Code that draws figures

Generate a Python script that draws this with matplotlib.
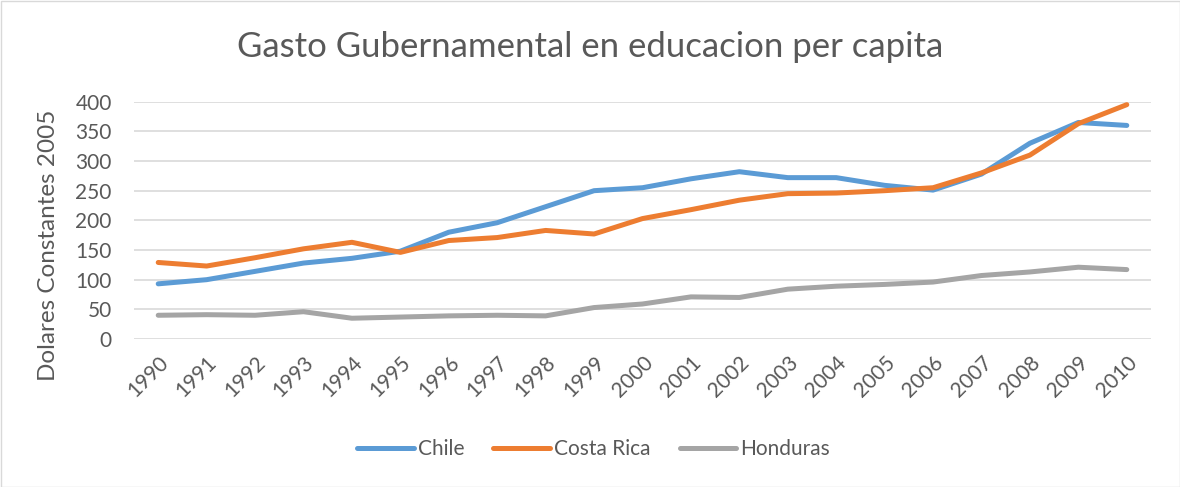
import matplotlib
matplotlib.use('Agg')
import matplotlib.pyplot as plt
from matplotlib.patches import Rectangle

plt.rcParams['font.family'] = ['Lato', 'DejaVu Sans']

years = [str(y) for y in range(1990, 2011)]
chile = [93, 100, 114, 128, 136, 148, 180, 196, 223, 250, 255, 270, 282, 272, 272, 259, 251, 278, 330, 365, 360]
costa_rica = [129, 123, 137, 152, 163, 146, 166, 171, 183, 177, 203, 218, 234, 245, 246, 250, 255, 280, 310, 363, 395]
honduras = [40, 41, 40, 46, 35, 37, 39, 40, 39, 53, 59, 71, 70, 84, 89, 92, 96, 107, 113, 121, 117]

txt = '#595959'

fig = plt.figure(figsize=(11.8, 4.87), dpi=100)
ax = fig.add_axes([134/1180, 1 - 339/487, (1151-134)/1180, (339-101.7)/487])

x = range(len(years))
ax.plot(x, chile, color='#5B9BD5', lw=3.6, label='Chile', solid_capstyle='round')
ax.plot(x, costa_rica, color='#ED7D31', lw=3.6, label='Costa Rica', solid_capstyle='round')
ax.plot(x, honduras, color='#A5A5A5', lw=3.6, label='Honduras', solid_capstyle='round')

ax.set_xlim(-0.5, len(years) - 0.5)
ax.set_ylim(0, 400)
ax.set_yticks(range(0, 401, 50))
ax.set_xticks(list(x))
ax.set_xticklabels(years, rotation=45, ha='right', rotation_mode='anchor')
ax.tick_params(axis='both', length=0, labelsize=15, colors=txt)
ax.tick_params(axis='y', pad=16)
ax.tick_params(axis='x', pad=10)
ax.grid(axis='y', color='#D9D9D9', lw=1.2)
ax.set_axisbelow(True)
for s in ax.spines.values():
    s.set_visible(False)

ax.set_ylabel('Dolares Constantes 2005', fontsize=17.5, color=txt)
ax.yaxis.set_label_coords((59 - 134) / 1017, (339 - 245) / 237.3)
fig.text(0.5, 1 - 47/487, 'Gasto Gubernamental en educacion per capita',
         ha='center', va='center', fontsize=25, color=txt)

# legend centred on the figure, not the plot area
fig.legend(loc='center', bbox_to_anchor=(593.5 / 1180, 1 - 449 / 487), ncol=3,
           frameon=False, fontsize=15, labelcolor=txt, handlelength=2.7,
           handletextpad=0.2, columnspacing=1.4)

fig.patches.append(Rectangle((0.5/1180, 0.5/487), 1 - 1/1180, 1 - 1/487,
                             transform=fig.transFigure, fill=False,
                             edgecolor='#D9D9D9', lw=1))

fig.savefig('out.png', dpi=100)
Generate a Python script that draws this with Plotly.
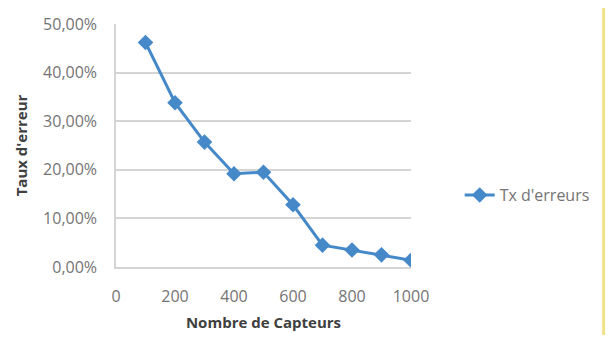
import plotly.graph_objects as go

# Error rate as a function of the number of sensors
capteurs = [100, 200, 300, 400, 500, 600, 700, 800, 900, 1000]
taux_erreur = [0.462, 0.338, 0.257, 0.192, 0.195, 0.128, 0.045, 0.035, 0.025, 0.014]
y_ticks = [0, 0.1, 0.2, 0.3, 0.4, 0.5]
x_ticks = [0, 200, 400, 600, 800, 1000]

blue = "#4589c9"
font_family = "'Open Sans', Lato, sans-serif"

fig = go.Figure()
fig.add_trace(go.Scatter(
    x=capteurs, y=taux_erreur, mode="lines+markers", name="Tx d'erreurs",
    line=dict(color=blue, width=3),
    marker=dict(symbol="diamond", size=12, color=blue),
))

fig.update_layout(
    width=609, height=342,
    margin=dict(l=116, r=198, t=24, b=75),
    paper_bgcolor="white", plot_bgcolor="white",
    separators=", ",
    font=dict(family=font_family, size=16, color="#747474"),
    xaxis=dict(
        range=[0, 1000], tickvals=x_ticks, showgrid=False, zeroline=False,
        showline=True, linecolor="#d4d4d4", linewidth=1.5,
        ticks="", ticklabelstandoff=14,
        title=dict(text="<b>Nombre de Capteurs</b>", standoff=12,
                   font=dict(size=15, color="#404040")),
    ),
    yaxis=dict(
        range=[0, 0.5], tickvals=y_ticks, tickformat=".2%",
        showgrid=True, gridcolor="#d4d4d4", gridwidth=1.5, zeroline=False,
        showline=True, linecolor="#d4d4d4", linewidth=1.5,
        ticks="", ticklabelstandoff=14,
        title=dict(text="<b>Taux d'erreur</b>", standoff=12,
                   font=dict(size=15, color="#404040")),
    ),
    showlegend=True,
    legend=dict(x=1.165, y=0.296, xanchor="left", yanchor="middle",
                bgcolor="rgba(0,0,0,0)", font=dict(size=16, color="#747474")),
    shapes=[dict(type="line", xref="paper", yref="paper",
                 x0=1.653, x1=1.653, y0=-0.28, y1=1.066,
                 line=dict(color="#efe38a", width=3))],
)

fig.write_html("out.html")
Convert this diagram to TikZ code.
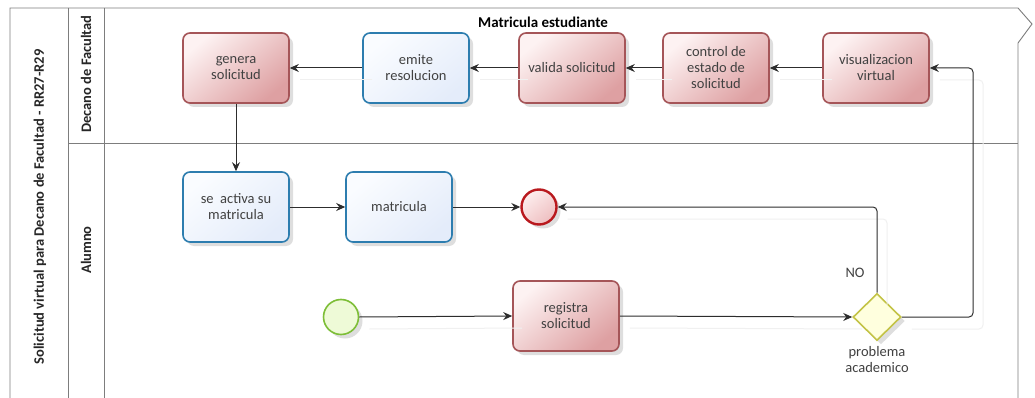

### Stated task
Omit each picture, then return all of the listing exactly as it stands.

### Result of this exercise
Generate a Python script that draws this with matplotlib.
import matplotlib
matplotlib.use('Agg')
import matplotlib.pyplot as plt
from matplotlib.patches import Rectangle

plt.rcParams['font.family'] = ['Lato', 'DejaVu Sans']

years = [str(y) for y in range(1990, 2011)]
chile = [93, 100, 114, 128, 136, 148, 180, 196, 223, 250, 255, 270, 282, 272, 272, 259, 251, 278, 330, 365, 360]
costa_rica = [129, 123, 137, 152, 163, 146, 166, 171, 183, 177, 203, 218, 234, 245, 246, 250, 255, 280, 310, 363, 395]
honduras = [40, 41, 40, 46, 35, 37, 39, 40, 39, 53, 59, 71, 70, 84, 89, 92, 96, 107, 113, 121, 117]

txt = '#595959'

fig = plt.figure(figsize=(11.8, 4.87), dpi=100)
ax = fig.add_axes([134/1180, 1 - 339/487, (1151-134)/1180, (339-101.7)/487])

x = range(len(years))
ax.plot(x, chile, color='#5B9BD5', lw=3.6, label='Chile', solid_capstyle='round')
ax.plot(x, costa_rica, color='#ED7D31', lw=3.6, label='Costa Rica', solid_capstyle='round')
ax.plot(x, honduras, color='#A5A5A5', lw=3.6, label='Honduras', solid_capstyle='round')

ax.set_xlim(-0.5, len(years) - 0.5)
ax.set_ylim(0, 400)
ax.set_yticks(range(0, 401, 50))
ax.set_xticks(list(x))
ax.set_xticklabels(years, rotation=45, ha='right', rotation_mode='anchor')
ax.tick_params(axis='both', length=0, labelsize=15, colors=txt)
ax.tick_params(axis='y', pad=16)
ax.tick_params(axis='x', pad=10)
ax.grid(axis='y', color='#D9D9D9', lw=1.2)
ax.set_axisbelow(True)
for s in ax.spines.values():
    s.set_visible(False)

ax.set_ylabel('Dolares Constantes 2005', fontsize=17.5, color=txt)
ax.yaxis.set_label_coords((59 - 134) / 1017, (339 - 245) / 237.3)
fig.text(0.5, 1 - 47/487, 'Gasto Gubernamental en educacion per capita',
         ha='center', va='center', fontsize=25, color=txt)

# legend centred on the figure, not the plot area
fig.legend(loc='center', bbox_to_anchor=(593.5 / 1180, 1 - 449 / 487), ncol=3,
           frameon=False, fontsize=15, labelcolor=txt, handlelength=2.7,
           handletextpad=0.2, columnspacing=1.4)

fig.patches.append(Rectangle((0.5/1180, 0.5/487), 1 - 1/1180, 1 - 1/487,
                             transform=fig.transFigure, fill=False,
                             edgecolor='#D9D9D9', lw=1))

fig.savefig('out.png', dpi=100)
Generate a Python script that draws this with Plotly.
import plotly.graph_objects as go

# Error rate as a function of the number of sensors
capteurs = [100, 200, 300, 400, 500, 600, 700, 800, 900, 1000]
taux_erreur = [0.462, 0.338, 0.257, 0.192, 0.195, 0.128, 0.045, 0.035, 0.025, 0.014]
y_ticks = [0, 0.1, 0.2, 0.3, 0.4, 0.5]
x_ticks = [0, 200, 400, 600, 800, 1000]

blue = "#4589c9"
font_family = "'Open Sans', Lato, sans-serif"

fig = go.Figure()
fig.add_trace(go.Scatter(
    x=capteurs, y=taux_erreur, mode="lines+markers", name="Tx d'erreurs",
    line=dict(color=blue, width=3),
    marker=dict(symbol="diamond", size=12, color=blue),
))

fig.update_layout(
    width=609, height=342,
    margin=dict(l=116, r=198, t=24, b=75),
    paper_bgcolor="white", plot_bgcolor="white",
    separators=", ",
    font=dict(family=font_family, size=16, color="#747474"),
    xaxis=dict(
        range=[0, 1000], tickvals=x_ticks, showgrid=False, zeroline=False,
        showline=True, linecolor="#d4d4d4", linewidth=1.5,
        ticks="", ticklabelstandoff=14,
        title=dict(text="<b>Nombre de Capteurs</b>", standoff=12,
                   font=dict(size=15, color="#404040")),
    ),
    yaxis=dict(
        range=[0, 0.5], tickvals=y_ticks, tickformat=".2%",
        showgrid=True, gridcolor="#d4d4d4", gridwidth=1.5, zeroline=False,
        showline=True, linecolor="#d4d4d4", linewidth=1.5,
        ticks="", ticklabelstandoff=14,
        title=dict(text="<b>Taux d'erreur</b>", standoff=12,
                   font=dict(size=15, color="#404040")),
    ),
    showlegend=True,
    legend=dict(x=1.165, y=0.296, xanchor="left", yanchor="middle",
                bgcolor="rgba(0,0,0,0)", font=dict(size=16, color="#747474")),
    shapes=[dict(type="line", xref="paper", yref="paper",
                 x0=1.653, x1=1.653, y0=-0.28, y1=1.066,
                 line=dict(color="#efe38a", width=3))],
)

fig.write_html("out.html")
Convert this diagram to TikZ code.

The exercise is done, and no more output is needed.